Given the limited amount of US PE data and the variation within, historical returns are not statistically different from the S&P 500, which has returned 11.7% annually since 1928. Another public index you may want to compare to is US small cap value stocks with 17.5% annual returns.

It’s worth noting here that private equity uses more debt than public, often with little or no hedge against interest rate increases. Hence, in rising rate environments, PE returns may decrease more than public equity.


The amount of risk in PE is debatable. If you measure risk by looking at historical drawdowns, it won’t work well here. There are no month-by-month (or even year-by-year) trading prices to compare with publicly traded companies. Using interim valuations of these investments, e.g. as provided by general partners’ (GPs), is questionable at best. GP valuations exclude emotional and other factors that heavily impact publicly traded share prices.

One argument that PE is riskier is that PE-backed companies carry more debt. PE-controlled companies typically carry more debt and they’ve mostly failed to hedge against interest rate increases. There are indications that PE firms have struggled for funding recently, and in some cases taken on debt with interest rates up to 19%!

On the flip side, some studies indicate that PE-backed companies fare better in economic downturns. This is based on business fundamentals, not GP valuations.

Tony Robbins Historical Investment Recommendations

When reading Tony’s book, readers should be aware that the advice is not bulletproof. Despite his access to “top investors,” his recommendations have not been great historically. In 2010, he scared investors out of the stock market after explaining his discussions with expert investors. The market performed very well for years afterward and this cost some people substantial money.

In 2017 he released his second book on investing: “Unshakable.” In it, he made a good case for index funds that helped many investors avoid unnecessary fees and boost returns. From my point of view, a downside was his praise of Ray Dalio’s “All weather portfolio.” Many people attempted to mimic the portfolio and received neither high returns nor downside protection. Since that book was published the portfolio has returned 4.4% per year and had a 25% drawdown in 2021-2022 (the S&P 500 has returned almost 12% per year in the same time frame). As of the time of this writing, that portfolio is 14% below its 2021 value.

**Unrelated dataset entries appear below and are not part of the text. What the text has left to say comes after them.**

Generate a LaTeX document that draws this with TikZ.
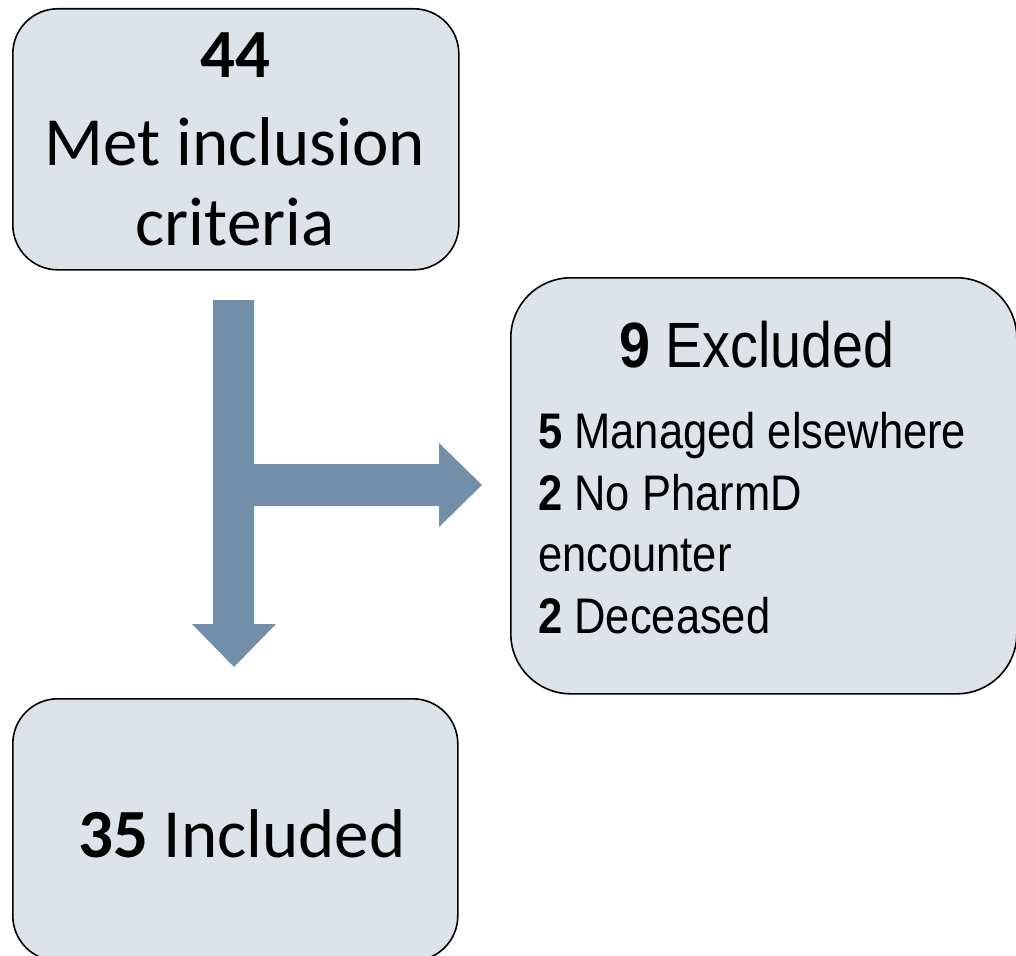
\documentclass[tikz,border=0pt]{standalone}
\usepackage{fontspec}
\newfontfamily\calibrifont{Carlito}
\newfontfamily\arialfont[FakeStretch=0.87]{Liberation Sans}
\definecolor{boxfill}{HTML}{DEE2E9}
\definecolor{arrowfill}{HTML}{728EA8}
\tikzset{
  flowbox/.style={draw=black, line width=1.6pt, fill=boxfill, anchor=north west, inner sep=0pt},
  caltext/.style={font=\calibrifont\fontsize{69}{83}\selectfont, inner sep=0pt, text=black},
  arialbig/.style={font=\arialfont\fontsize{64}{76}\selectfont, inner sep=0pt, text=black},
  arialsmall/.style={font=\arialfont\fontsize{50}{60}\selectfont, inner sep=0pt, text=black, anchor=base west},
  blockarrow/.style={fill=arrowfill, draw=none}
}
\begin{document}
\begin{tikzpicture}[x=1pt,y=-1pt]
\useasboundingbox (0,0) rectangle (1016,955);
\clip (0,0) rectangle (1016,955);
% boxes
\node[flowbox, rounded corners=45pt, minimum width=446pt, minimum height=261pt] (met) at (12,8) {};
\node[flowbox, rounded corners=60pt, minimum width=506pt, minimum height=416pt] (excl) at (510,277) {};
\node[flowbox, rounded corners=45pt, minimum width=445pt, minimum height=262pt] (incl) at (12,698) {};
% text top box
\node[caltext, anchor=base, font=\calibrifont\bfseries\fontsize{69}{83}\selectfont] (t44) at (235,78) {44};
\node[caltext, anchor=base] (tmet) at (235,165) {Met inclusion};
\node[caltext, anchor=base] (tcrit) at (235,245) {criteria};
% text bottom box
\node[caltext, anchor=base west] (t35) at (78,857) {\textbf{35} Included};
% text excluded box
\node[arialbig, anchor=base] (t9) at (757,367) {\textbf{9} Excluded};
\node[arialsmall] (l1) at (538,448) {\textbf{5} Managed elsewhere};
\node[arialsmall] (l2) at (538,510) {\textbf{2} No PharmD};
\node[arialsmall] (l3) at (538,571) {encounter};
\node[arialsmall] (l4) at (538,633) {\textbf{2} Deceased};
% block arrow
\fill[blockarrow] (213,300) -- (254,300) -- (254,464) -- (439,464) -- (439,443) -- (482,485)
  -- (439,527) -- (439,506) -- (254,506) -- (254,624) -- (276,624) -- (234,667)
  -- (192,624) -- (213,624) -- cycle;
\end{tikzpicture}
\end{document}
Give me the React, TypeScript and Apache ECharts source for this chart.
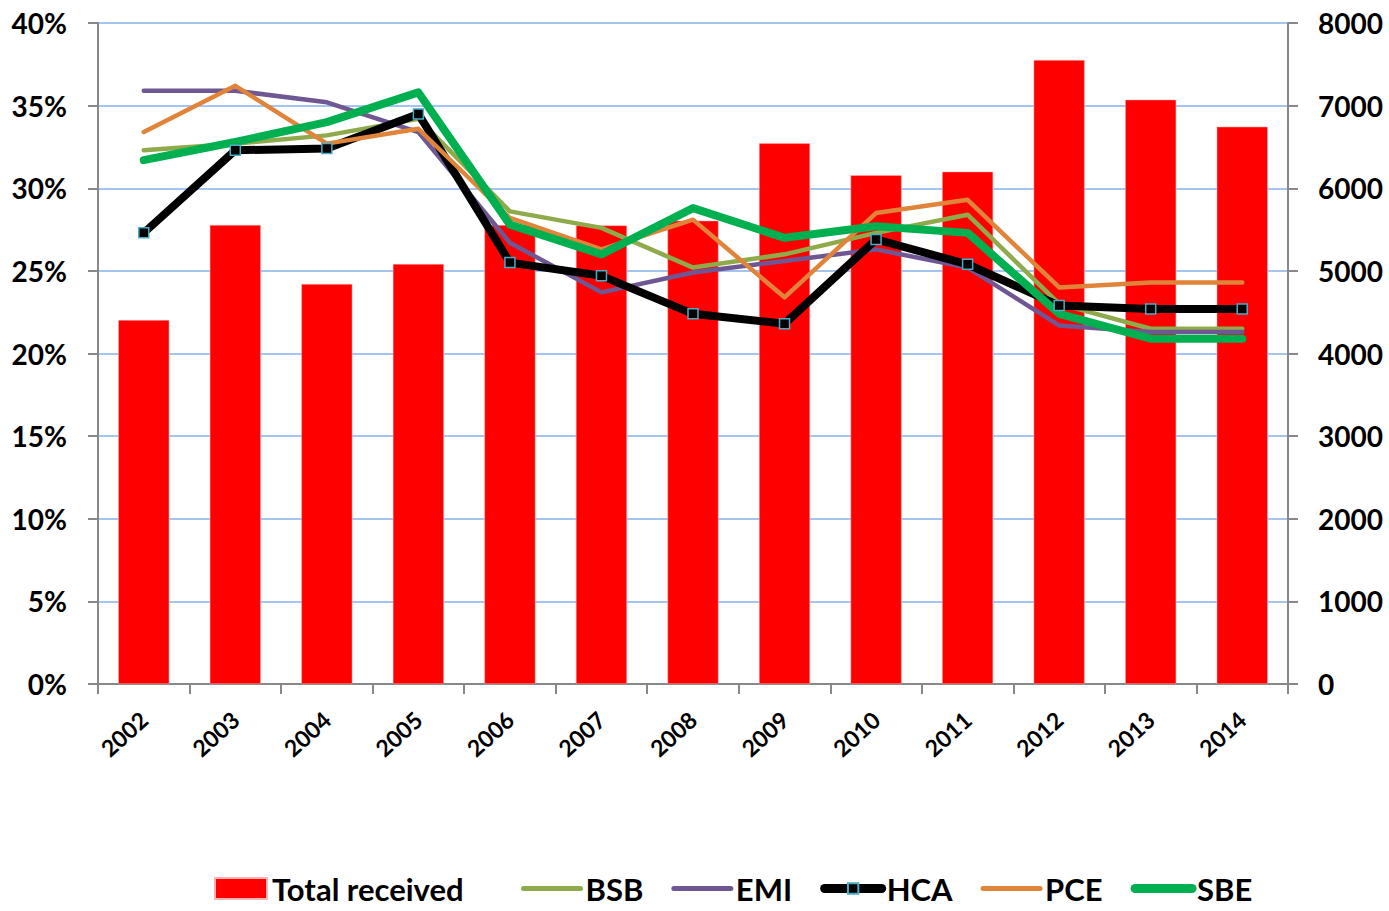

I’m not picking on Robbins or Dalio, only repeating what’s been said many times before: chasing “expert” picks or portfolios rarely works. Investing is unlike tennis, basketball, or engineering in this way. A professional tennis player will defeat an average opponent by a large margin essentially 100% of the time. However, professional investors struggle to beat simple index funds, even by a small margin, more than 50% of the time.

Conflict of interest

Readers should be aware that Robbins has a conflict of interest in this book. He is a shareholder in CAZ investments, a PE firm he strongly recommends. The book includes the disclaimer: “Mr. Robbins and Mr. Zook have a financial incentive to promote and direct business to CAZ investments.” So if you find yourself sold on PE or CAZ investments please take a minute to think everything through before acting, you’ve been talking to the salesman at the dealership.


US private equity provides an expectation for higher annual returns than public equity, in exchange for a lack of liquidity, typically for 3-15 years. Average returns over the last 25 years indicate that US PE has performed comparable to the S&P 500. The amount of risk in public equity is contested; payouts over the next decade will reveal how well PE held up when interest rates increased, which could be their achilles heel.

Tony Robbins new book “The Holy Grail of Investing” offers high praise of PE, but with admitted conflicts of interest. Although most investors could not access PE previously, the doors are opening. Investors with free time might want to investigate PE further, but realize it’s no guarantee for outperformance.